I’m only half-joking when I say that any time that she does make an effort at a meal, I wonder if something’s wrong, but it means the world to me. The dish she could label as “hers” is green bean casserole with microwaved potatoes. I was always scared that if I put a potato in the microwave, it would explode, so I guess that’s a dish I learned from Mom. She also taught me how to prioritize my time in the supermarket, a chore we both dread. I am hurry-up-I know-what-I-want-let’s-get-out-of-here. But even though she hates the supermarket chaos, my mother will peruse every single aisle, unable to make a decision. I’ll leave her at the Diet Pepsi while I fetch a few other things, and come back ten minutes later to find her in the exact same spot looking at the exact same soda. I have to be her navigator or she will get lost in frozen foods for three hours.

My mother traveled the world when she was younger and fostered the same adventurous spirit in me (even though she can’t go on a roller coaster or sit on the train facing the opposite direction). Our relationship has taken time and been a bumpy road, but we are closer than ever before. Trying to catch up for lost times, we do almost anything together. I’m so grateful for the happy ending.
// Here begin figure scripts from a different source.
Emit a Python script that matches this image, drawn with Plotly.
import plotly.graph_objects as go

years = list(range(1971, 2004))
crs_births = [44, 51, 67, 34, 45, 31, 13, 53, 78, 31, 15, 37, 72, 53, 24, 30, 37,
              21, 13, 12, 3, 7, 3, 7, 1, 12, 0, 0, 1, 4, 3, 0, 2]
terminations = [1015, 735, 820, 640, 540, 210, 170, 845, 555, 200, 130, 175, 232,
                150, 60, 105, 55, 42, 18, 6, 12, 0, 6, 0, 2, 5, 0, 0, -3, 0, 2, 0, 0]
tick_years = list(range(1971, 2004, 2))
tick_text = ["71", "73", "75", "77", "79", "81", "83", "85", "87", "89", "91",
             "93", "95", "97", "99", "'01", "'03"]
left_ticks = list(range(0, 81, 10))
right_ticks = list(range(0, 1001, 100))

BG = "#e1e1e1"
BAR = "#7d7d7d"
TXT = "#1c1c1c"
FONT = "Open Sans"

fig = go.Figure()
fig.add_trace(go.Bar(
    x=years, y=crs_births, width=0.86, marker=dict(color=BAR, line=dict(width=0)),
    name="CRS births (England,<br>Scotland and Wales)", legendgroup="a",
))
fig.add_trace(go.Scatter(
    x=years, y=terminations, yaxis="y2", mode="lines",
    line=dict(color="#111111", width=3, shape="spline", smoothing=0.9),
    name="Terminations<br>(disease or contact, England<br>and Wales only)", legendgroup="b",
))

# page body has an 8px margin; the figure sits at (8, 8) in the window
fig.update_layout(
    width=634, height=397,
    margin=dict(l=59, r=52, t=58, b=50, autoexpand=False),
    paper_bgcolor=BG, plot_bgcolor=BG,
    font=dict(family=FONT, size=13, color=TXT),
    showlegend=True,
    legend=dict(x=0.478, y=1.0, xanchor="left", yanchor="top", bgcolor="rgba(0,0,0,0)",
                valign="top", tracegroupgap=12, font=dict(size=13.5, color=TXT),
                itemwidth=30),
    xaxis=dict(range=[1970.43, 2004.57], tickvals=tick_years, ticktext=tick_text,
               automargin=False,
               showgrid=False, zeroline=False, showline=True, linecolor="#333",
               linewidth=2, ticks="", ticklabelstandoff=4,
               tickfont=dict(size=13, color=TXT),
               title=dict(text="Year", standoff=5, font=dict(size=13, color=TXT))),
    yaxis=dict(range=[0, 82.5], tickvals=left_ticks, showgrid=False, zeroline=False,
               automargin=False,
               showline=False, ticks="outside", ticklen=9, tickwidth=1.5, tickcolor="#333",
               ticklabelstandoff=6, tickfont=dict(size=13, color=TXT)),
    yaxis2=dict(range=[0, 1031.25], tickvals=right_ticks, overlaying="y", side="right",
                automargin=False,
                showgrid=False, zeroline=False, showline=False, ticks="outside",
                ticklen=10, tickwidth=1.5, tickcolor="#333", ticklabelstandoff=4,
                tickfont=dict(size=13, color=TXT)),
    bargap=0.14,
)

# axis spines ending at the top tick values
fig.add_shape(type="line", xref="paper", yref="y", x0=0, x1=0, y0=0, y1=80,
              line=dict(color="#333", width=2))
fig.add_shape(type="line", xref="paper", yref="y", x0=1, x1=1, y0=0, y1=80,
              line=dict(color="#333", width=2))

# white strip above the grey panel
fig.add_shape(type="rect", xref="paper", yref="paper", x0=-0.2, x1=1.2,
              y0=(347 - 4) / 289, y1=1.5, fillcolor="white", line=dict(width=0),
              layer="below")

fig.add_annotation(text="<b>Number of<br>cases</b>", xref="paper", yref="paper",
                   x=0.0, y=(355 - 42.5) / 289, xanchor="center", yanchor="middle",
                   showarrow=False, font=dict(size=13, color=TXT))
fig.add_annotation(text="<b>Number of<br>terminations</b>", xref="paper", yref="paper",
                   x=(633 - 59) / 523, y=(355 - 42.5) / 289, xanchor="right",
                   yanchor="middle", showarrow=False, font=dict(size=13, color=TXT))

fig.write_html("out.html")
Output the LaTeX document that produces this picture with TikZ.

Catherine Valentine Parish is an actress and model, active with the Count Basie Theater in Red Bank, New Jersey. She can be found at IMDb and @ccat_valentine.

Barbecued Spareribs

2 lb. spareribs

1/4 c. chopped onions

1 t. flavorless oil

1/2 c. water

2 T. vinegar

T. Worcestershire sauce

1/4 c. lemon juice

2 T. brown sugar

1 c. chili sauce

1/2 t. salt

1/4 t. paprika

Preheat oven 500 F.

Cut spareribs into pieces for serving.

Place them in a pan and cover with waxed paper.

Bake for 15 minutes, then reduce heat to 350 F.

Heat oil in medium-sized frying pan and sauté onions.

Add water, vinegar, Worcestershire sauce, lemon juice, brown sugar, chili sauce, salt, and paprika.

Remove wax paper from ribs, and pour sauce over the meat.

Bake for 1 hour longer, basting frequently with the pan liquor.